* [Data section]:

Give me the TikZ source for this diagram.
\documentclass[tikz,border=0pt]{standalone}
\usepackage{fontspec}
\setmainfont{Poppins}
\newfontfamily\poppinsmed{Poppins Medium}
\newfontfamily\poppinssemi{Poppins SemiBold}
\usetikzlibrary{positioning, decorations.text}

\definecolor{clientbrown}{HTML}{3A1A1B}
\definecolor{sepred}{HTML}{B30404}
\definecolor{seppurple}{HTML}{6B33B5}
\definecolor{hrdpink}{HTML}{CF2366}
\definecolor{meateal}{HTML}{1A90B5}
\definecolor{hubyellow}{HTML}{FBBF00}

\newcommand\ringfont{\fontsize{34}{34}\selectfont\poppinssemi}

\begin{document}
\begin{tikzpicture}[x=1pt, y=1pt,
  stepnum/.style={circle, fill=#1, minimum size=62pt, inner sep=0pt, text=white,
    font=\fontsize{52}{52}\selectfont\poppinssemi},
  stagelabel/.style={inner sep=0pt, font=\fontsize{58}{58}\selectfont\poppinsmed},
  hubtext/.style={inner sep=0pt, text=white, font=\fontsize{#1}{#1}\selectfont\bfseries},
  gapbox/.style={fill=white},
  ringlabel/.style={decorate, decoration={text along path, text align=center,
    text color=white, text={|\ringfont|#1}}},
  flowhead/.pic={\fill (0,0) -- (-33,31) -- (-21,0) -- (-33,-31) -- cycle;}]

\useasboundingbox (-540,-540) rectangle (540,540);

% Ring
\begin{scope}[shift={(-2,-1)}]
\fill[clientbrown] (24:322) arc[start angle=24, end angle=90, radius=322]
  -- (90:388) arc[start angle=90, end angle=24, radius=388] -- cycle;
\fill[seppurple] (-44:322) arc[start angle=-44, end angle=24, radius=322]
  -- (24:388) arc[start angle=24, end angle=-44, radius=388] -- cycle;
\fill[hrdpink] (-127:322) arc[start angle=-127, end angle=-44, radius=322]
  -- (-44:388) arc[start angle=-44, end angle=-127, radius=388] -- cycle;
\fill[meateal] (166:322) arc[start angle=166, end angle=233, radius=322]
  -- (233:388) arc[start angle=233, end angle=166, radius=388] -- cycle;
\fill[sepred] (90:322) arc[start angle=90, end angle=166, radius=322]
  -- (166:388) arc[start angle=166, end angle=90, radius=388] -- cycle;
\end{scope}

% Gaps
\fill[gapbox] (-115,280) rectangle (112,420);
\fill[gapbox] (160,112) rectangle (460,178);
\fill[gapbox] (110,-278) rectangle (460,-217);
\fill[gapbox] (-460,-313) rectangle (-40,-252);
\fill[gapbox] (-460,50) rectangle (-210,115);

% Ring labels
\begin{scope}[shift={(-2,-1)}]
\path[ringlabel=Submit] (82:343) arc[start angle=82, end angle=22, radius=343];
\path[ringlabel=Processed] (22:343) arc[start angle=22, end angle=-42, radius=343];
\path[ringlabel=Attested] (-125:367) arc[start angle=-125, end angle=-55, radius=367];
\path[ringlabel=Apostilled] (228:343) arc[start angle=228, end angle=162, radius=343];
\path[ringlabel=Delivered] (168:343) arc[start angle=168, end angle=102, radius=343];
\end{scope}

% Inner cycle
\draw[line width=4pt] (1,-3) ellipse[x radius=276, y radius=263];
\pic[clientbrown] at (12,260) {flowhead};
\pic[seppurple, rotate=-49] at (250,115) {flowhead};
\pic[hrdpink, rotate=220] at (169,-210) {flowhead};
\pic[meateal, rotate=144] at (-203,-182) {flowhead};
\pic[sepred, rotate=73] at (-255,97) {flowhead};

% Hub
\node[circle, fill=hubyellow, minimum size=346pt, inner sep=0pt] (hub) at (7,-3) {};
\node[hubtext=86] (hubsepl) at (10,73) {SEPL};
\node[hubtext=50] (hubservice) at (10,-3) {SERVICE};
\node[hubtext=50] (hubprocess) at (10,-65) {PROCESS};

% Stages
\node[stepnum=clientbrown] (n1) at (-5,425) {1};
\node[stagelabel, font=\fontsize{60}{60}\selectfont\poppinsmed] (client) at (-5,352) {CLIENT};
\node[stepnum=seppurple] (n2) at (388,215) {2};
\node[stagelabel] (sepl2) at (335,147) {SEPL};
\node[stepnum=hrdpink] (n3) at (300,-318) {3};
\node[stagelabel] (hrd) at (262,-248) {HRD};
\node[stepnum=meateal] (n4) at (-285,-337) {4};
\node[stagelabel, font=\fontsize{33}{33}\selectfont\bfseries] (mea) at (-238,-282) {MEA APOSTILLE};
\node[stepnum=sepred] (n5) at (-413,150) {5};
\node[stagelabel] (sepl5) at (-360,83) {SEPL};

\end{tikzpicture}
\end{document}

* [Task objective]: What is needed is an exact copy of the lines from the start of the listing through the line where "(-540,-540) rectangle (540,540);" sits, please, both end lines included and nothing more.

* [Finished task]:
Give me the TikZ source for this diagram.
\documentclass[tikz,border=0pt]{standalone}
\usepackage{fontspec}
\setmainfont{Poppins}
\newfontfamily\poppinsmed{Poppins Medium}
\newfontfamily\poppinssemi{Poppins SemiBold}
\usetikzlibrary{positioning, decorations.text}

\definecolor{clientbrown}{HTML}{3A1A1B}
\definecolor{sepred}{HTML}{B30404}
\definecolor{seppurple}{HTML}{6B33B5}
\definecolor{hrdpink}{HTML}{CF2366}
\definecolor{meateal}{HTML}{1A90B5}
\definecolor{hubyellow}{HTML}{FBBF00}

\newcommand\ringfont{\fontsize{34}{34}\selectfont\poppinssemi}

\begin{document}
\begin{tikzpicture}[x=1pt, y=1pt,
  stepnum/.style={circle, fill=#1, minimum size=62pt, inner sep=0pt, text=white,
    font=\fontsize{52}{52}\selectfont\poppinssemi},
  stagelabel/.style={inner sep=0pt, font=\fontsize{58}{58}\selectfont\poppinsmed},
  hubtext/.style={inner sep=0pt, text=white, font=\fontsize{#1}{#1}\selectfont\bfseries},
  gapbox/.style={fill=white},
  ringlabel/.style={decorate, decoration={text along path, text align=center,
    text color=white, text={|\ringfont|#1}}},
  flowhead/.pic={\fill (0,0) -- (-33,31) -- (-21,0) -- (-33,-31) -- cycle;}]

\useasboundingbox (-540,-540) rectangle (540,540);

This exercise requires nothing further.